U.K. Prime Minister Boris Johnson said a person died of the Omicron variant on Monday, in what appears to be the first confirmed death caused by the new form of COVID.
Speaking in London, Johnson told reporters that "sadly at least one patient has been confirmed to have died with Omicron."
He said that people should "set on one side" the idea that Omicron is milder than other variants and instead focus on its high rate of transmission.
It comes as 10 people in the U.K. were in hospital with the Omicron variant on Monday, the country's health secretary Sajid Javid told Sky News.
There were 4,713 confirmed cases of the Omicron variant in the country on Monday, according to the UK Health Security Agency.
Over the past couple of weeks, reports had emerged that Omicron might cause less severe disease than Delta based on early data from South Africa, though scientists had warned that it was too early to say whether this was the case.
The death in the U.K. appears to be the first confirmed globally. On December 12 the European Centre for Disease Prevention and Control (ECDC) reported that there had been "no Omicron-related deaths reported thus far" within its reporting area.
That followed a report from the U.S. Centers for Disease Control and Prevention (CDC) on December 10, which stated that "no deaths have been reported to date" based on 43 cases of Omicron reported between December 1 and December 8.
On December 10 fact-checking site Snopes reported that the World Health Organization (WHO) had told it that it had not received any reports of deaths caused by Omicron.
However, it is possible that an Omicron-related death had occurred previously but had not been officially confirmed.
Last week, Maria Van Kerkhove, the WHO's technical lead on COVID, warned against referring to Omicron as "mild" and stated that "people will die" from the variant in an interview with New Scientist magazine.
"Many patients have presented with mild disease and if you compare it to other waves, Omicron seems to be more mild. We will get more data on that soon," she said. "But it doesn't mean it's only mild—we have seen the full spectrum of severity with the variant, and people will die from it."
A similar point was made by Jerome Adams, a former U.S. Surgeon General, on December 5. Adams tweeted that a substantially higher transmission rate could cancel out a lower severity and increase death rates.
Been asked about #omicron being less severe. We simply don’t know yet.
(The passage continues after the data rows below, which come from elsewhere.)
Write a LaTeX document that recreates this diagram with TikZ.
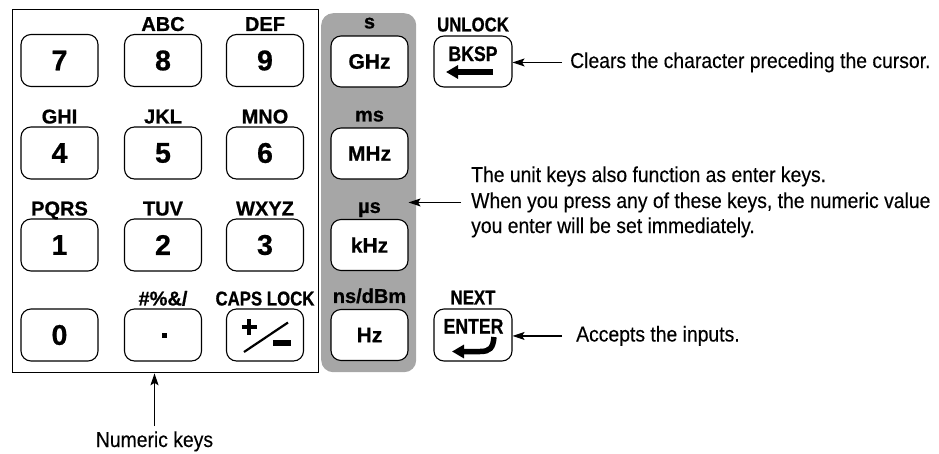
\documentclass[tikz,border=0pt]{standalone}
\usepackage{fontspec}
\setmainfont{Liberation Sans}[BoldFeatures={FakeBold=0.7}]
\newfontfamily\descfont{Liberation Sans}[FakeStretch=0.9, FakeBold=0.25]
\newfontfamily\narrowfont{Liberation Sans}[FakeStretch=0.84, BoldFeatures={FakeBold=0.7}]
\usetikzlibrary{arrows.meta}
\definecolor{panel}{RGB}{166,166,166}
\begin{document}
\begin{tikzpicture}[x=1pt,y=-1pt,
  keybox/.style={draw, line width=1.1pt, rounded corners=10pt, minimum width=77pt,
    minimum height=52pt, fill=white, inner sep=0pt},
  digit/.style={keybox, font=\bfseries\fontsize{28.5}{28.5}\selectfont},
  unitkey/.style={keybox, minimum height=51pt, font=\bfseries\fontsize{21}{21}\selectfont},
  lab/.style={anchor=base, inner sep=0pt, font=\bfseries\fontsize{20}{20}\selectfont},
  nlab/.style={anchor=base, inner sep=0pt, font=\narrowfont\bfseries\fontsize{20}{20}\selectfont},
  desc/.style={anchor=base west, inner sep=0pt, font=\descfont\fontsize{21.5}{24}\selectfont},
  arr/.style={line width=1.3pt, -{Stealth[length=12pt,width=8pt,inset=2.5pt]}},
  glyph/.style={line width=5.5pt, -{Triangle[length=12pt,width=13pt]}}
]
\useasboundingbox (0,0) rectangle (939,453);

% numeric block frame
\node[draw, line width=1.3pt, minimum width=306pt, minimum height=363pt, anchor=north west,
  inner sep=0pt] (numbox) at (12,9) {};
% unit panel
\node[fill=panel, rounded corners=12pt, minimum width=95pt, minimum height=359pt,
  anchor=north west, inner sep=0pt] (upanel) at (321,13) {};

% numeric keys
\node[digit] (k7) at (59.5,60.5) {7};
\node[digit] (k8) at (163,60.5) {8};
\node[digit] (k9) at (265,60.5) {9};
\node[digit] (k4) at (59.5,153) {4};
\node[digit] (k5) at (163,153) {5};
\node[digit] (k6) at (265,153) {6};
\node[digit] (k1) at (59.5,245) {1};
\node[digit] (k2) at (163,245) {2};
\node[digit] (k3) at (265,245) {3};
\node[digit] (k0) at (59.5,335) {0};
\node[digit] (kdot) at (163,335) {};
\node[digit] (kpm) at (265,335) {};

\node[lab] (l8) at ([yshift=3pt]k8.north) {ABC};
\node[lab] (l9) at ([yshift=3pt]k9.north) {DEF};
\node[lab] (l4) at ([yshift=3pt]k4.north) {GHI};
\node[lab] (l5) at ([yshift=3pt]k5.north) {JKL};
\node[lab] (l6) at ([yshift=3pt]k6.north) {MNO};
\node[lab] (l1) at ([yshift=3pt]k1.north) {PQRS};
\node[lab] (l2) at ([yshift=3pt]k2.north) {TUV};
\node[lab] (l3) at ([yshift=3pt]k3.north) {WXYZ};
\node[lab] (ldot) at ([yshift=3pt]kdot.north) {\#\%\&/};
\node[nlab] (lpm) at ([yshift=3pt]kpm.north) {CAPS LOCK};

% dot key glyph
\fill (161.5,332.5) rectangle (167,338);
% plus/minus glyph
\draw[line width=4pt] (241.5,327) -- (256.5,327) (249,319) -- (249,335);
\draw[line width=2.2pt] (244,352) -- (288,322.5);
\fill (273,339.5) rectangle (291,345.5);

% unit keys
\node[unitkey] (kg) at (369.5,61.5) {GHz};
\node[unitkey] (km) at (369.5,153.5) {MHz};
\node[unitkey] (kk) at (369.5,245) {kHz};
\node[unitkey] (kh) at (369.5,335) {Hz};
\node[lab] (ls) at ([yshift=7pt]kg.north) {s};
\node[lab] (lms) at ([yshift=6pt]km.north) {ms};
\node[lab] (lus) at ([yshift=6pt]kk.north) {µs};
\node[lab] (lns) at ([yshift=6pt]kh.north) {ns/dBm};

% BKSP and ENTER keys
\node[keybox, minimum width=78pt, minimum height=51pt] (bksp) at (473,61.5) {};
\node[nlab, font=\narrowfont\bfseries\fontsize{21}{21}\selectfont] (bksptxt) at (473,61) {BKSP};
\draw[glyph] (493,72) -- (446,72);
\node[nlab] (lunlock) at ([yshift=4pt]bksp.north) {UNLOCK};

\node[keybox, minimum width=78pt, minimum height=52pt] (enter) at (473,335) {};
\node[nlab, font=\narrowfont\bfseries\fontsize{21}{21}\selectfont] (entertxt) at (473.5,333.5) {ENTER};
\draw[glyph] (494,337) .. controls (493,348) and (490,351.5) .. (480,351.5) -- (452,351.5);
\node[nlab] (lnext) at ([yshift=4pt]enter.north) {NEXT};

% descriptions
\node[desc] (bkdesc) at (570,68) {Clears the character preceding the cursor.};
\draw[arr] ([xshift=-8pt]bkdesc.west) -- (bkdesc.west -| bksp.east);

\node[desc] (u1) at (471,182) {The unit keys also function as enter keys.};
\node[desc] (u2) at (471,208) {When you press any of these keys, the numeric value};
\node[desc] (u3) at (471,233) {you enter will be set immediately.};
\draw[arr] ([xshift=-10pt]u2.west) -- (u2.west -| kk.east);

\node[desc] (accdesc) at (576,341.5) {Accepts the inputs.};
\draw[arr] ([xshift=-14pt]accdesc.west) -- (accdesc.west -| enter.east);

\node[desc, anchor=base] (numdesc) at (154.5,447) {Numeric keys};
\draw[arr] ([yshift=5pt]numdesc.north) -- (numdesc.north |- numbox.south);
\end{tikzpicture}
\end{document}
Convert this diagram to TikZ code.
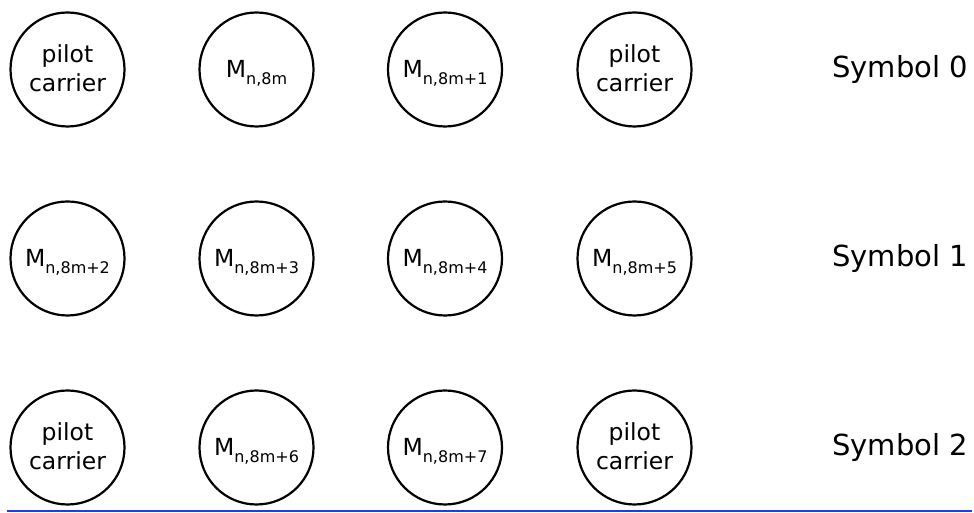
\documentclass[tikz,border=0pt]{standalone}
\usepackage{fontspec}
\setmainfont{DejaVu Sans}
\definecolor{lineblue}{RGB}{25,60,245}
\begin{document}
\begin{tikzpicture}[x=1pt,y=1pt,
  circ/.style={circle,draw=black,line width=2.2pt,minimum size=114pt,inner sep=0pt},
  ctxt/.style={inner sep=0pt,anchor=base,font=\fontsize{23.5pt}{25pt}\selectfont},
  symtxt/.style={inner sep=0pt,anchor=base west,font=\fontsize{29pt}{31pt}\selectfont}]
\useasboundingbox (0,0) rectangle (974,513);
\newcommand{\msub}[1]{M\raisebox{-7pt}{\fontsize{16pt}{17pt}\selectfont n,#1}}
% row 0
\node[circ] (c00) at (67.5,443.5) {};
\node[circ] (c01) at (256.5,443.5) {};
\node[circ] (c02) at (445,443.5) {};
\node[circ] (c03) at (634.5,443.5) {};
% row 1
\node[circ] (c10) at (67.5,254.5) {};
\node[circ] (c11) at (256.5,254.5) {};
\node[circ] (c12) at (445,254.5) {};
\node[circ] (c13) at (634.5,254.5) {};
% row 2
\node[circ] (c20) at (67.5,65.5) {};
\node[circ] (c21) at (256.5,65.5) {};
\node[circ] (c22) at (445,65.5) {};
\node[circ] (c23) at (634.5,65.5) {};
% texts
\node[ctxt] (p00a) at ([yshift=6.5pt]c00.center) {pilot};
\node[ctxt] (p00b) at ([yshift=-22.5pt]c00.center) {carrier};
\node[ctxt] (m01) at ([yshift=-8.5pt]c01.center) {\msub{8m}};
\node[ctxt] (m02) at ([yshift=-8.5pt]c02.center) {\msub{8m+1}};
\node[ctxt] (p03a) at ([yshift=6.5pt]c03.center) {pilot};
\node[ctxt] (p03b) at ([yshift=-22.5pt]c03.center) {carrier};
\node[ctxt] (m10) at ([yshift=-8.5pt]c10.center) {\msub{8m+2}};
\node[ctxt] (m11) at ([yshift=-8.5pt]c11.center) {\msub{8m+3}};
\node[ctxt] (m12) at ([yshift=-8.5pt]c12.center) {\msub{8m+4}};
\node[ctxt] (m13) at ([yshift=-8.5pt]c13.center) {\msub{8m+5}};
\node[ctxt] (p20a) at ([yshift=6.5pt]c20.center) {pilot};
\node[ctxt] (p20b) at ([yshift=-22.5pt]c20.center) {carrier};
\node[ctxt] (m21) at ([yshift=-8.5pt]c21.center) {\msub{8m+6}};
\node[ctxt] (m22) at ([yshift=-8.5pt]c22.center) {\msub{8m+7}};
\node[ctxt] (p23a) at ([yshift=6.5pt]c23.center) {pilot};
\node[ctxt] (p23b) at ([yshift=-22.5pt]c23.center) {carrier};
% symbol labels
\node[symtxt] (s0) at (832,435) {Symbol 0};
\node[symtxt] (s1) at (832,246) {Symbol 1};
\node[symtxt] (s2) at (832,57) {Symbol 2};
% blue line
\coordinate (bl) at (7,2);
\coordinate (br) at (972,2);
\draw[lineblue,line width=2pt] (bl) -- (br);
\end{tikzpicture}
\end{document}
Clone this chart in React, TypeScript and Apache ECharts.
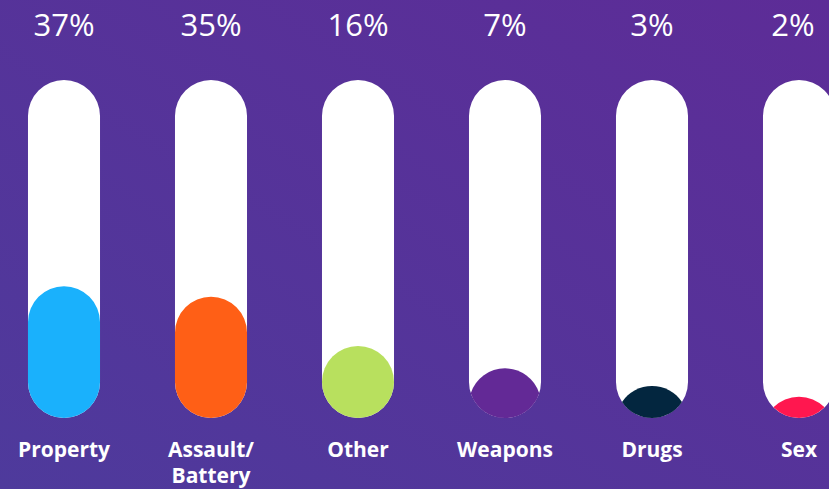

But substantially ⬆️ transmission can cancel out ⬇️ severity.
— Jerome Adams (@JeromeAdamsMD) December 5, 2021
1 million infected x 1% death rate is 10,000 dead.
5 million infected x 0.5% death rate is 25,000 dead.
Less severe can still = big impact.
The rise of the Omicron variant has prompted countries to ramp up their booster shot rollouts as data suggests a booster vaccine will provide more protection against the variant than first or second shots.